Key levels to watch:

– Soy vs palm above +90–100 USD/ton → demand switching risk

– Soy vs sunflower below -130 USD/ton → tighter competition


🌍 Regional Fundamentals (Soy & Palm)


Brazil’s soybean output is at 180–181 M tons (near record). Harvest and exports are accelerating, with strong shipments to China.


In United States, exports remain weak versus prior peaks, but domestic crush is strong. Soymeal consumption reached 49.1 M tons. Higher planting intentions and expanding crush capacity add medium-term supply risk.


China’s recent support reflects short-term logistics and customs delays, not a structural deficit.


SBO price indications at Dalian Commodity Exchange:


China:

– May: 1183 → 1199 USD/t

– July: 1175 → 1195 USD/t


Momentum-driven firming continues.


India:

– CPO discount to soydegum (March): -73 → -79 USD/t

– RBD discount to CDSBO (March): -123 → -129 USD/t


Palm remains heavily discounted to soy. China soyoil is strengthening, while India still structurally favors palm.


🌻 Sunflower Oil


The sunflower oil market is tight but no longer panic-driven. Upside looks limited as additional Argentine supply and cautious EU processing cap prices.


Prices:

– India: 1,400–1,415 USD/t CIF (March–April)

– Europe (Six Ports AMJ): ~1,445 USD/t

– Turkey: offers ~1,380, bids ~1,360 USD/t

– RBD SFO FCA: ~1,380 USD/t

– Ukraine FOB peaked at 1,345 USD/t (24–25 February), then slipped to 1,335

– Russia: 1,315 → 1,305 $/t

– Argentina new crop (March–May): 1,375 → 1,320–1,310 USD/t


Up to 400 k tons of SFS may arrive in Bulgaria. If fully crushed, this could yield 155–170 k tons of oil — around 25% of Bulgaria’s domestic crop — easing regional tightness.


EU oilseed crush in January fell to a 12-year low, as SFS crushing dropped by 12.6% over a month.

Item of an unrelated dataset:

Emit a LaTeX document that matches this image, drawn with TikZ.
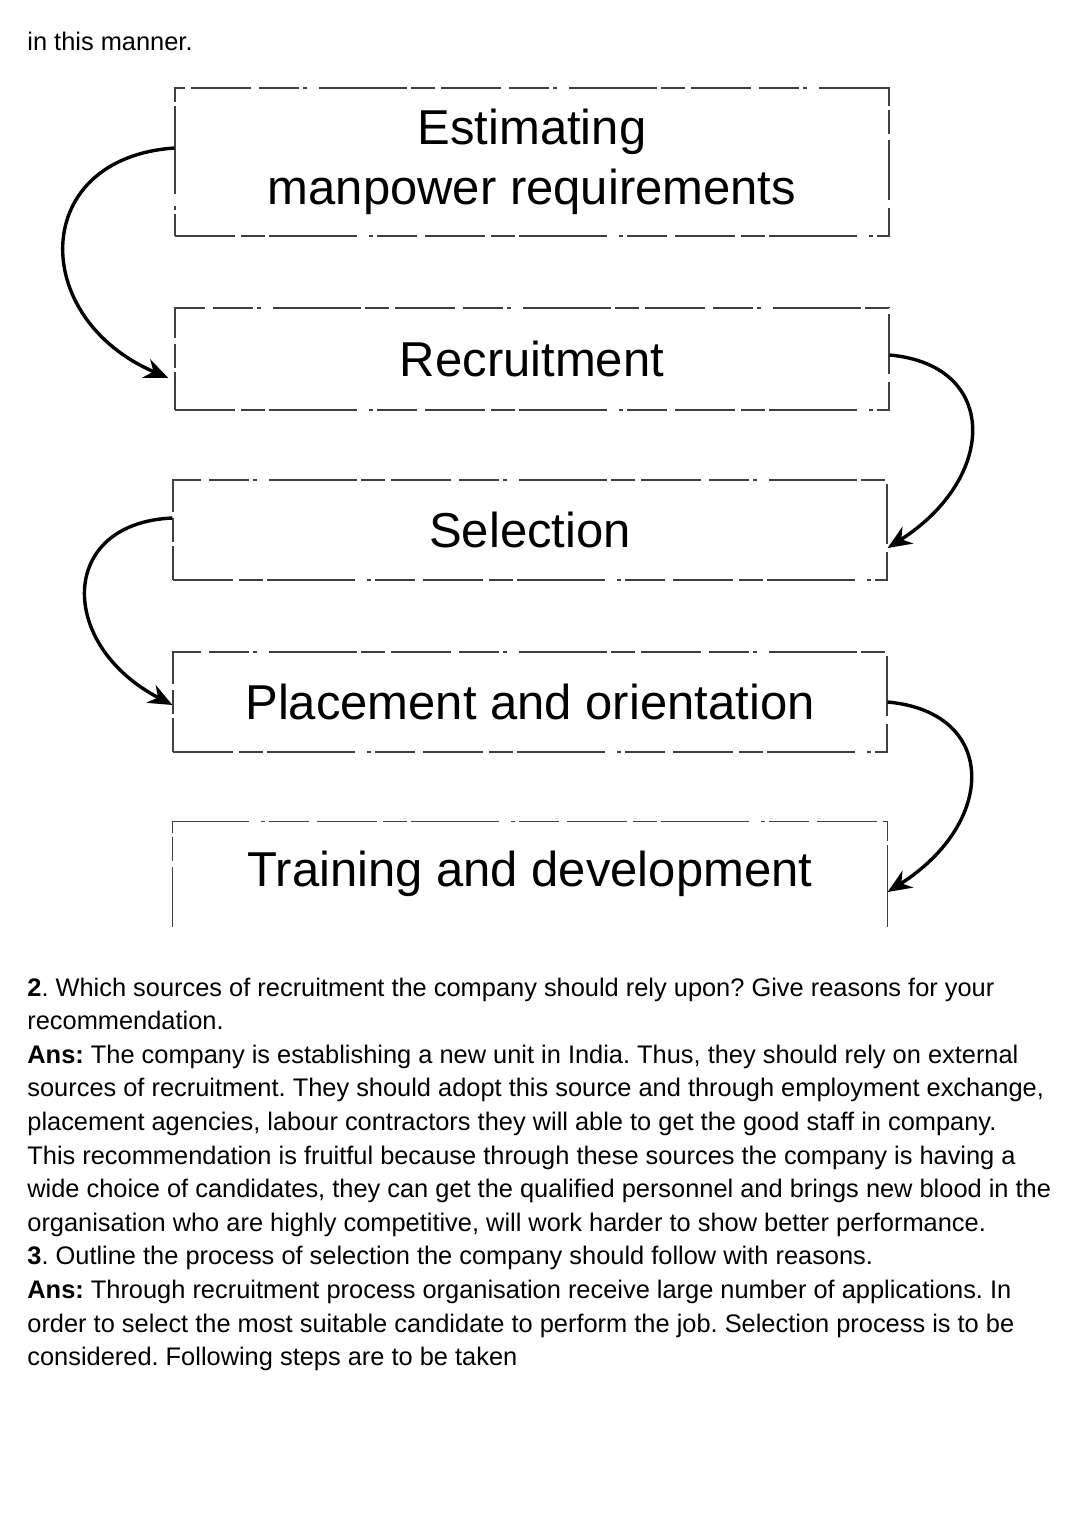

China’s SFO imports in 2025 fell to ~30% of last year’s 1.58 M tons.

India cut SFO imports by nearly 900 k tons — down to 2.83 M tons.

Overall, sunflower oil is losing demand momentum in Asia.


🌱 Canola / Rapeseed


Canola price indications:

– March: 680.6 CAD/t

– May: 693.0 CAD/t

– July: 703.6 CAD/t


The curve is in carry, reflecting tight supply and steady demand.


Rapeseed oil FOB, Rotterdam:

– March: 1,188 USD/t

– April: 1,174 USD/t

– May: 1,163 USD/t

– June: 1,162 USD/t


The forward curve is easing slightly, pointing to softer nearby demand or better supply visibility. Structurally supported by weather risks in India and steady veg oil demand.


🌴 Palm oil


Indonesia raised its March CPO reference price to 938.87 USD/t, lifting the export tax to 124 USD/t (plus the 10% levy).

Malaysia faces February output down 15–17% m/m.


Bottom line: higher Indonesian export costs and lower Malaysian production tighten regional supply. This is short-term supportive for palm oil prices if export demand holds.